No one has the right to teach culture.

I have postgraduate qualifications in art and art history, and I’ve taught at undergraduate and postgraduate level in six different art, design, and architecture schools. In other words, if anyone were qualified to claim they could “teach culture”, I could be – and I still wouldn’t make that claim.

Because culture isn’t a stable body of knowledge. It isn’t owned, finished, or transferable from one person to another. It’s lived, contested, contextual, and constantly changing: shaped by power, history, place, and perspective.

When language programmes claim to “teach culture”, what they often mean is that they are filtering a particular worldview and presenting it as representative.

This creates a hierarchy in which learners are expected to absorb rather than contribute, and where certain versions of “English-speaking culture” are treated as more legitimate than others.

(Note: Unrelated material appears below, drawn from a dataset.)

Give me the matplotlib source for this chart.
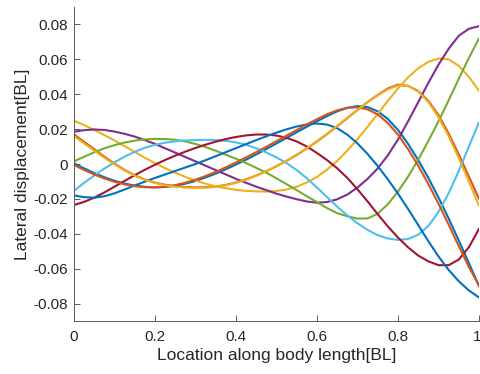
import matplotlib
matplotlib.use("Agg")
import matplotlib.pyplot as plt
from matplotlib.transforms import ScaledTranslation

plt.rcParams['font.family'] = ['Liberation Sans', 'DejaVu Sans']

# Sampling positions along the body (fraction of body length)
location = [0.000, 0.025, 0.050, 0.075, 0.100, 0.125, 0.150, 0.175, 0.200, 0.225,
            0.250, 0.275, 0.300, 0.325, 0.350, 0.375, 0.400, 0.425, 0.450, 0.475,
            0.500, 0.525, 0.550, 0.575, 0.600, 0.625, 0.650, 0.675, 0.700, 0.725,
            0.750, 0.775, 0.800, 0.825, 0.850, 0.875, 0.900, 0.925, 0.950, 0.975,
            1.000]

# Lateral displacement of the midline at successive instants [BL]
frame_1 = [0.0004, -0.0025, -0.0052, -0.0076, -0.0096, -0.0112, -0.0124, -0.0131, -0.0134, -0.0132,
           -0.0125, -0.0113, -0.0097, -0.0077, -0.0055, -0.0030, -0.0003, 0.0025, 0.0055, 0.0086,
           0.0118, 0.0150, 0.0182, 0.0214, 0.0245, 0.0275, 0.0302, 0.0322, 0.0332, 0.0326,
           0.0302, 0.0258, 0.0195, 0.0115, 0.0022, -0.0080, -0.0192, -0.0312, -0.0438, -0.0568,
           -0.0700]
frame_2 = [0.0170, 0.0127, 0.0085, 0.0042, 0.0002, -0.0034, -0.0065, -0.0089, -0.0107, -0.0119,
           -0.0127, -0.0132, -0.0134, -0.0133, -0.0129, -0.0120, -0.0106, -0.0088, -0.0066, -0.0041,
           -0.0013, 0.0018, 0.0052, 0.0089, 0.0129, 0.0172, 0.0217, 0.0263, 0.0310, 0.0355,
           0.0396, 0.0433, 0.0455, 0.0448, 0.0418, 0.0362, 0.0280, 0.0175, 0.0055, -0.0072,
           -0.0200]
frame_3 = [0.0248, 0.0223, 0.0195, 0.0166, 0.0135, 0.0102, 0.0069, 0.0036, 0.0005, -0.0024,
           -0.0050, -0.0074, -0.0095, -0.0113, -0.0128, -0.0139, -0.0148, -0.0154, -0.0157, -0.0158,
           -0.0155, -0.0146, -0.0130, -0.0106, -0.0074, -0.0032, 0.0018, 0.0077, 0.0143, 0.0214,
           0.0288, 0.0362, 0.0433, 0.0497, 0.0549, 0.0586, 0.0605, 0.0600, 0.0563, 0.0500,
           0.0420]
frame_4 = [0.0185, 0.0194, 0.0198, 0.0195, 0.0186, 0.0173, 0.0157, 0.0137, 0.0115, 0.0090,
           0.0065, 0.0040, 0.0015, -0.0010, -0.0035, -0.0060, -0.0085, -0.0108, -0.0130, -0.0150,
           -0.0170, -0.0187, -0.0202, -0.0215, -0.0222, -0.0218, -0.0202, -0.0175, -0.0135, -0.0085,
           -0.0025, 0.0050, 0.0140, 0.0245, 0.0355, 0.0465, 0.0570, 0.0660, 0.0735, 0.0775,
           0.0790]
frame_5 = [0.0015, 0.0042, 0.0067, 0.0090, 0.0108, 0.0123, 0.0134, 0.0141, 0.0144, 0.0143,
           0.0139, 0.0129, 0.0115, 0.0097, 0.0076, 0.0053, 0.0030, 0.0005, -0.0022, -0.0050,
           -0.0082, -0.0116, -0.0150, -0.0185, -0.0218, -0.0253, -0.0282, -0.0300, -0.0313, -0.0312,
           -0.0285, -0.0230, -0.0158, -0.0072, 0.0025, 0.0132, 0.0245, 0.0365, 0.0488, 0.0608,
           0.0720]
frame_6 = [-0.0153, -0.0108, -0.0066, -0.0026, 0.0010, 0.0042, 0.0070, 0.0093, 0.0110, 0.0122,
           0.0130, 0.0135, 0.0137, 0.0138, 0.0137, 0.0133, 0.0124, 0.0110, 0.0090, 0.0066,
           0.0038, 0.0005, -0.0035, -0.0082, -0.0135, -0.0190, -0.0245, -0.0295, -0.0340, -0.0378,
           -0.0408, -0.0427, -0.0435, -0.0430, -0.0405, -0.0355, -0.0275, -0.0168, -0.0040, 0.0100,
           0.0239]
frame_7 = [-0.0235, -0.0217, -0.0193, -0.0163, -0.0130, -0.0097, -0.0064, -0.0033, -0.0004, 0.0023,
           0.0048, 0.0071, 0.0092, 0.0111, 0.0128, 0.0143, 0.0155, 0.0164, 0.0169, 0.0169,
           0.0163, 0.0150, 0.0129, 0.0100, 0.0063, 0.0022, -0.0025, -0.0080, -0.0145, -0.0215,
           -0.0288, -0.0358, -0.0422, -0.0478, -0.0525, -0.0558, -0.0580, -0.0580, -0.0548, -0.0477,
           -0.0372]
frame_8 = [-0.0180, -0.0190, -0.0193, -0.0185, -0.0168, -0.0146, -0.0123, -0.0101, -0.0080, -0.0060,
           -0.0040, -0.0020, 0.0000, 0.0022, 0.0045, 0.0068, 0.0091, 0.0114, 0.0137, 0.0159,
           0.0180, 0.0199, 0.0215, 0.0227, 0.0232, 0.0226, 0.0205, 0.0168, 0.0118, 0.0057,
           -0.0012, -0.0088, -0.0170, -0.0258, -0.0350, -0.0443, -0.0530, -0.0607, -0.0672, -0.0725,
           -0.0765]
frame_9 = [-0.0006, -0.0034, -0.0060, -0.0083, -0.0102, -0.0117, -0.0127, -0.0133, -0.0134, -0.0130,
           -0.0121, -0.0107, -0.0090, -0.0069, -0.0045, -0.0019, 0.0009, 0.0038, 0.0068, 0.0099,
           0.0131, 0.0163, 0.0195, 0.0227, 0.0257, 0.0285, 0.0308, 0.0322, 0.0325, 0.0313,
           0.0284, 0.0235, 0.0168, 0.0085, -0.0010, -0.0115, -0.0228, -0.0347, -0.0470, -0.0590,
           -0.0697]
frame_10 = [0.0160, 0.0118, 0.0077, 0.0036, -0.0002, -0.0037, -0.0067, -0.0091, -0.0109, -0.0122,
            -0.0130, -0.0135, -0.0137, -0.0136, -0.0131, -0.0122, -0.0108, -0.0090, -0.0067, -0.0041,
            -0.0012, 0.0019, 0.0054, 0.0091, 0.0131, 0.0174, 0.0219, 0.0265, 0.0310, 0.0354,
            0.0394, 0.0428, 0.0450, 0.0448, 0.0415, 0.0355, 0.0268, 0.0160, 0.0035, -0.0100,
            -0.0240]

frames = [frame_1, frame_2, frame_3, frame_4, frame_5,
          frame_6, frame_7, frame_8, frame_9, frame_10]

x_ticks = [0, 0.2, 0.4, 0.6, 0.8, 1]
x_tick_labels = ['0', '0.2', '0.4', '0.6', '0.8', '1']
y_ticks = [-0.08, -0.06, -0.04, -0.02, 0, 0.02, 0.04, 0.06, 0.08]
y_tick_labels = ['-0.08', '-0.06', '-0.04', '-0.02', '0', '0.02', '0.04', '0.06', '0.08']

# MATLAB default line colour order
colour_order = ['#0072BD', '#D95319', '#EDB120', '#7E2F8E',
                '#77AC30', '#4DBEEE', '#A2142F']

fig = plt.figure(figsize=(4.81, 3.74), dpi=100)
ax = fig.add_axes([74 / 481, 53 / 374, 405 / 481, 314 / 374])

for i, frame in enumerate(frames):
    ax.plot(location, frame, color=colour_order[i % len(colour_order)],
            linewidth=1.5, solid_joinstyle='round', solid_capstyle='round')

ax.set_xlim(0, 1)
ax.set_ylim(-0.09, 0.09)
ax.set_xticks(x_ticks)
ax.set_xticklabels(x_tick_labels)
ax.set_yticks(y_ticks)
ax.set_yticklabels(y_tick_labels)

axis_grey = '#262626'
for side in ('top', 'right'):
    ax.spines[side].set_visible(False)
for side in ('left', 'bottom'):
    ax.spines[side].set_color('#5a5a5a')
    ax.spines[side].set_linewidth(0.7)
ax.tick_params(direction='in', length=4, width=0.7, color='#5a5a5a',
               labelsize=11, labelcolor=axis_grey)
ax.tick_params(axis='x', pad=6.5)
ax.tick_params(axis='y', pad=4.5)

# keep the last x tick label inside the canvas
last_label = ax.get_xticklabels()[-1]
last_label.set_transform(last_label.get_transform()
                         + ScaledTranslation(-2 / 100, 0, fig.dpi_scale_trans))

ax.set_xlabel('Location along body length[BL]', fontsize=12.5, color=axis_grey, labelpad=3)
ax.set_ylabel('Lateral displacement[BL]', fontsize=12.5, color=axis_grey, labelpad=2)

fig.savefig('out.png', dpi=100)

That framing doesn’t empower learners. It limits them,  and it exploits the systems around them.

What does empower learners is being given the language, confidence, and space to express their own cultural references, values, and experiences: in conversation with others, not in imitation of them.

That is what authentic English language experience looks like.

How Culture Is Shared at Blue Noun

At Blue Noun, culture is shared as lived context — not delivered as content.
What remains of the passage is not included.